→ PROMPT
Could you copy exactly the lines from the start of the records through the one containing "import seaborn as sns", both included, and leave out the pictures?
····················
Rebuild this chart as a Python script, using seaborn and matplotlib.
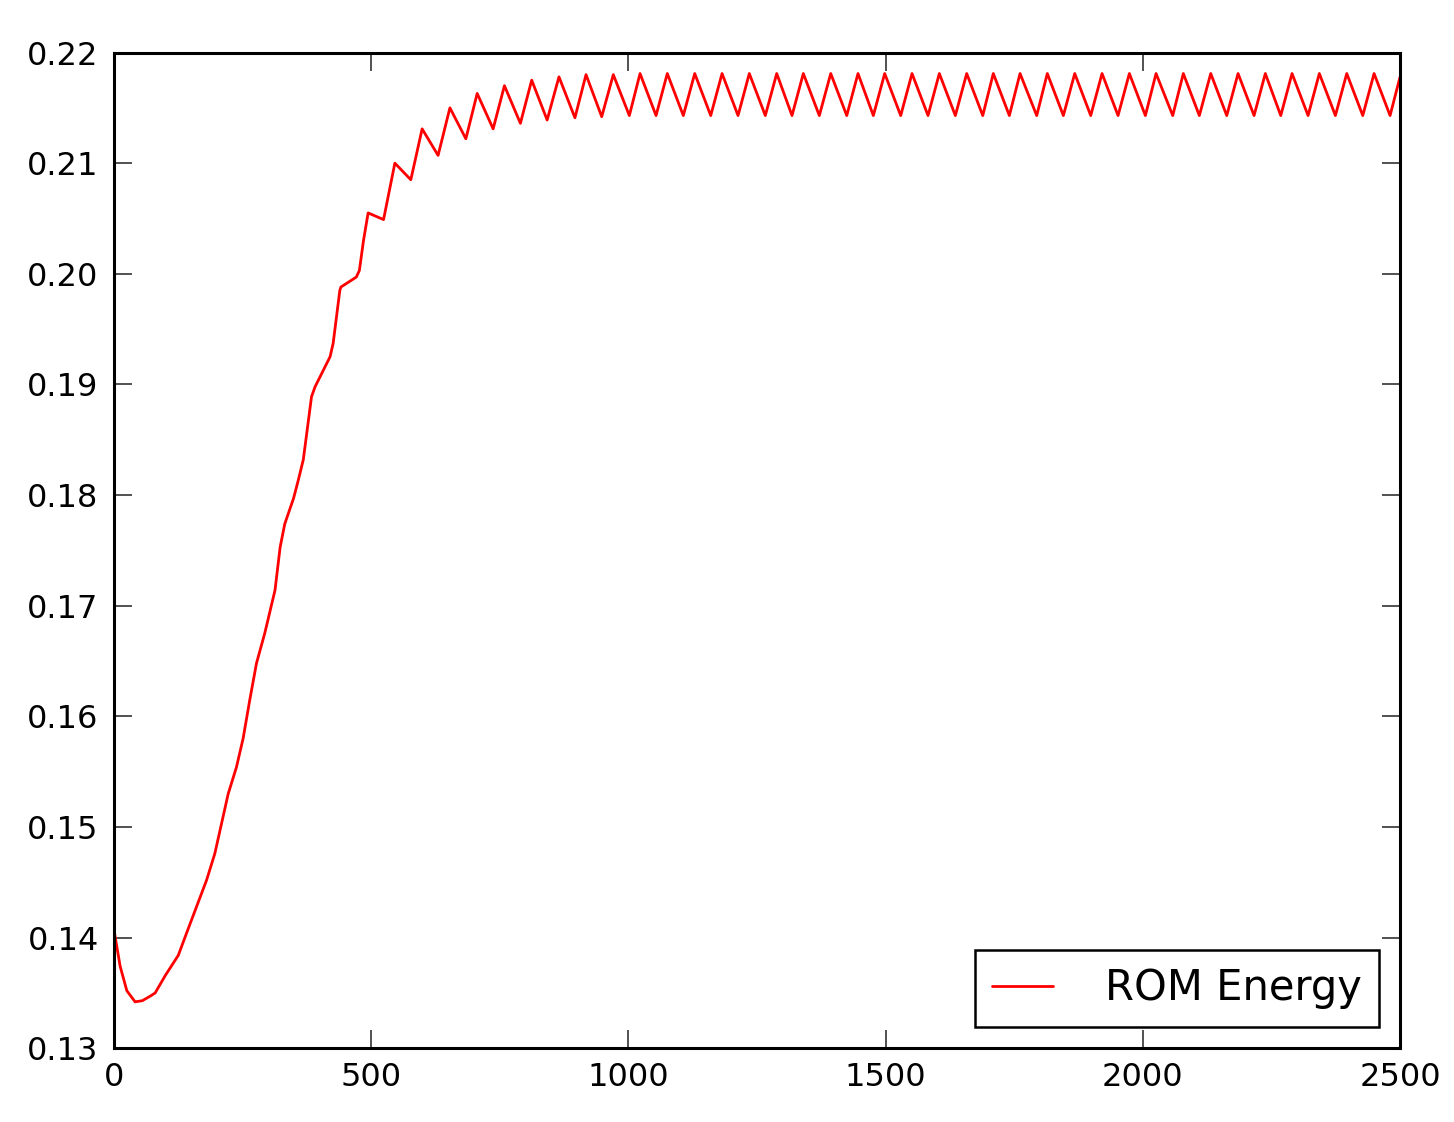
import numpy as np
import pandas as pd
import matplotlib
matplotlib.use("Agg")
import matplotlib.pyplot as plt
import seaborn as sns

# transient part of the energy curve
rise_t = [0, 12, 25, 41, 55, 70, 80, 100, 125, 141, 180, 196, 222, 238, 251,
          264, 277, 293, 313, 323, 332, 349, 358, 368, 384, 391, 420, 426,
          439, 441, 471, 477, 485, 494, 524, 546, 577, 599, 630, 653, 684,
          706, 737, 759, 790, 812, 842, 865, 896]
rise_e = [0.1407, 0.1374, 0.1352, 0.1342, 0.1343, 0.1347, 0.1350, 0.1366,
          0.1384, 0.1404, 0.1452, 0.1476, 0.1530, 0.1554, 0.1580, 0.1615,
          0.1648, 0.1675, 0.1714, 0.1753, 0.1774, 0.1797, 0.1813, 0.1832,
          0.1889, 0.1898, 0.1925, 0.1937, 0.1985, 0.1988, 0.1997, 0.2003,
          0.2030, 0.2055, 0.2049, 0.2100, 0.2085, 0.2131, 0.2107, 0.2150,
          0.2122, 0.2163, 0.2131, 0.2170, 0.2136, 0.2175, 0.2139, 0.2178,
          0.2141]

# steady oscillation: peaks and troughs
peak_t = [917.6, 970.6, 1022.6, 1075.6, 1128.9, 1182.0, 1235.0, 1288.3,
          1340.0, 1393.3, 1446.3, 1498.2, 1551.3, 1604.4, 1657.6, 1709.3,
          1761.3, 1814.3, 1867.6, 1920.7, 1973.8, 2025.7, 2078.7, 2132.0,
          2185.1, 2238.1, 2290.0, 2343.1, 2396.4, 2449.5]
peak_e = [0.2180, 0.2180, 0.2181, 0.2181, 0.2181, 0.2181, 0.2181, 0.2181,
          0.2181, 0.2181, 0.2181, 0.2181, 0.2181, 0.2181, 0.2181, 0.2181,
          0.2181, 0.2181, 0.2181, 0.2181, 0.2181, 0.2181, 0.2181, 0.2181,
          0.2181, 0.2181, 0.2181, 0.2181, 0.2181, 0.2181]
trough_t = [948.1, 1001.8, 1053.7, 1106.7, 1160.0, 1213.1, 1266.1, 1318.0,
            1371.1, 1424.4, 1476.1, 1529.3, 1582.4, 1635.5, 1688.8, 1740.5,
            1793.7, 1845.5, 1898.7, 1951.8, 2004.9, 2058.1, 2109.8, 2163.1,
            2216.2, 2268.1, 2321.2, 2374.3, 2427.5, 2480.6]
trough_e = [0.2142, 0.2143, 0.2143, 0.2143, 0.2143, 0.2143, 0.2143, 0.2143,
            0.2143, 0.2143, 0.2143, 0.2143, 0.2143, 0.2143, 0.2143, 0.2143,
            0.2143, 0.2143, 0.2143, 0.2143, 0.2143, 0.2143, 0.2143, 0.2143,
            0.2143, 0.2143, 0.2143, 0.2143, 0.2143, 0.2143]
end_t = [2500]
end_e = [0.2178]

df = pd.DataFrame({
    "t": rise_t + peak_t + trough_t + end_t,
    "energy": rise_e + peak_e + trough_e + end_e,
}).sort_values("t")

sns.set_theme(style="white")
plt.rcParams.update({
    "font.family": ["DejaVu Sans"],
    "text.color": "black",
    "xtick.direction": "in",
    "ytick.direction": "in",
    "xtick.top": True,
    "xtick.bottom": True,
    "ytick.left": True,
    "ytick.right": True,
    "xtick.major.size": 13,
    "ytick.major.size": 13,
    "xtick.major.width": 1.2,
    "ytick.major.width": 1.2,
    "xtick.color": "#333333",
    "ytick.color": "#333333",
    "xtick.labelcolor": "black",
    "ytick.labelcolor": "black",
    "xtick.major.pad": 10,
    "ytick.major.pad": 11,
})

fig = plt.figure(figsize=(14.54, 11.22), dpi=100)
ax = fig.add_axes([0.0784, 0.0657, 0.8845, 0.8875])

sns.lineplot(data=df, x="t", y="energy", color="red", linewidth=2.0,
             label="ROM Energy", ax=ax, sort=False)

ax.set_xlim(0, 2500)
ax.set_ylim(0.13, 0.22)
ax.set_xticks([0, 500, 1000, 1500, 2000, 2500])
ax.set_yticks(np.arange(0.13, 0.2201, 0.01))
ax.yaxis.set_major_formatter(matplotlib.ticker.FormatStrFormatter("%.2f"))
ax.tick_params(labelsize=23)
ax.set_xlabel("")
ax.set_ylabel("")
for s in ax.spines.values():
    s.set_color("black")
    s.set_linewidth(2.2)

leg = ax.legend(loc="lower right", bbox_to_anchor=(0.9837, 0.0214),
                borderaxespad=0, fontsize=30, frameon=True, fancybox=False,
                handlelength=1.45, handletextpad=1.25, borderpad=0.42,
                framealpha=1)
leg.get_frame().set_edgecolor("black")
leg.get_frame().set_linewidth(1.8)
for txt in leg.get_texts():
    txt.set_color("black")

fig.savefig("out.png", dpi=100)
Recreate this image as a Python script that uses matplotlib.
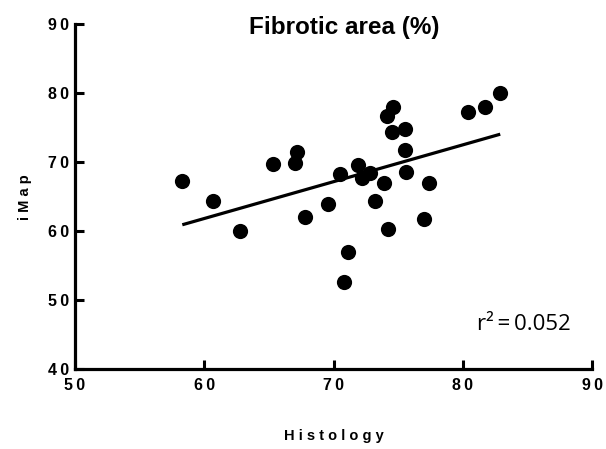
import numpy as np
import matplotlib
matplotlib.use("Agg")
import matplotlib.pyplot as plt

# ── Data ──────────────────────────────────────────────────────────────────────
histology = [58.3, 60.7, 62.8, 65.3, 67.2, 67.0, 67.8, 69.6, 70.5, 71.1, 70.8,
             71.9, 72.2, 72.8, 73.9, 73.2, 74.2, 74.6, 74.1, 74.5, 75.5,
             75.5, 75.6, 77.4, 77.0, 80.4, 81.7, 82.9]
imap      = [67.3, 64.3, 60.0, 69.7, 71.5, 69.9, 62.1, 64.0, 68.3, 57.0, 52.6,
             69.6, 67.7, 68.4, 67.0, 64.3, 60.3, 78.0, 76.7, 74.3, 74.8,
             71.7, 68.5, 67.0, 61.7, 77.2, 78.0, 80.0]

x_ticks = [50, 60, 70, 80, 90]
y_ticks = [40, 50, 60, 70, 80, 90]
r2_text = "r\u00b2\u2009=\u20090.052"

BOLD = ["Liberation Sans", "DejaVu Sans"]


def spaced(s, gap="\u2009"):
    return gap.join(s)


fig = plt.figure(figsize=(6.06, 4.49), dpi=100)
ax = fig.add_axes([0.1238, 0.1775, 0.8531, 0.769])

ax.scatter(histology, imap, s=120, color="black", zorder=3, linewidths=0)

slope, intercept = np.polyfit(histology, imap, 1)
xs = np.array([min(histology), max(histology)])
ax.plot(xs, slope * xs + intercept, color="black", linewidth=2.3,
        solid_capstyle="butt", zorder=2)

ax.set_xlim(50, 90)
ax.set_ylim(40, 90)
ax.set_xticks(x_ticks)
ax.set_yticks(y_ticks)
ax.set_xticklabels([spaced(str(t)) for t in x_ticks], family=BOLD,
                   fontweight="bold", fontsize=11.5)
ax.set_yticklabels([spaced(str(t)) for t in y_ticks], family=BOLD,
                   fontweight="bold", fontsize=11.5)
ax.tick_params(axis="both", direction="in", length=6.5, width=2.2)
ax.tick_params(axis="x", pad=6)
ax.tick_params(axis="y", pad=4)

for side in ("top", "right"):
    ax.spines[side].set_visible(False)
for side in ("left", "bottom"):
    ax.spines[side].set_linewidth(2.3)

ax.text(0.52, 0.99, "Fibrotic area (%)", transform=ax.transAxes, family=BOLD,
        fontweight="bold", fontsize=17.5, ha="center", va="center")
ax.set_xlabel(spaced("Histology", " "), family=BOLD, fontweight="bold",
              fontsize=10.5, labelpad=26)
ax.set_ylabel(spaced("iMap", " "), family=BOLD, fontweight="bold",
              fontsize=10.5, labelpad=12)

ax.text(0.778, 0.115, r2_text, transform=ax.transAxes, family="Open Sans",
        fontsize=16, ha="left", va="baseline")

fig.savefig("out.png", dpi=100)
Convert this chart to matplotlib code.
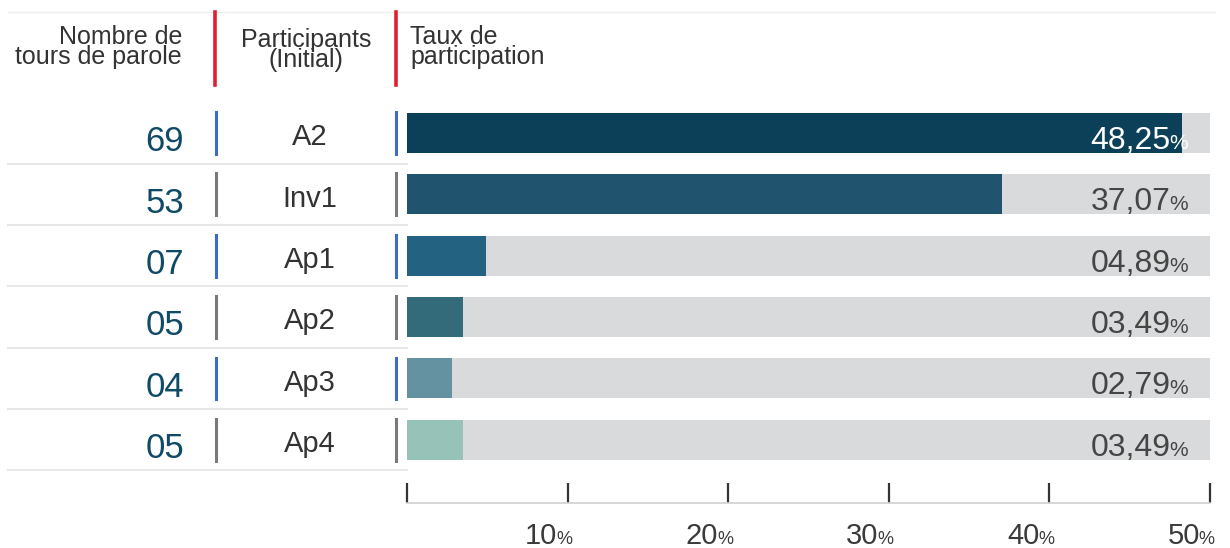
····················
→ RESPONSE TO THIS TASK
Rebuild this chart as a Python script, using seaborn and matplotlib.
import numpy as np
import pandas as pd
import matplotlib
matplotlib.use("Agg")
import matplotlib.pyplot as plt
import seaborn as sns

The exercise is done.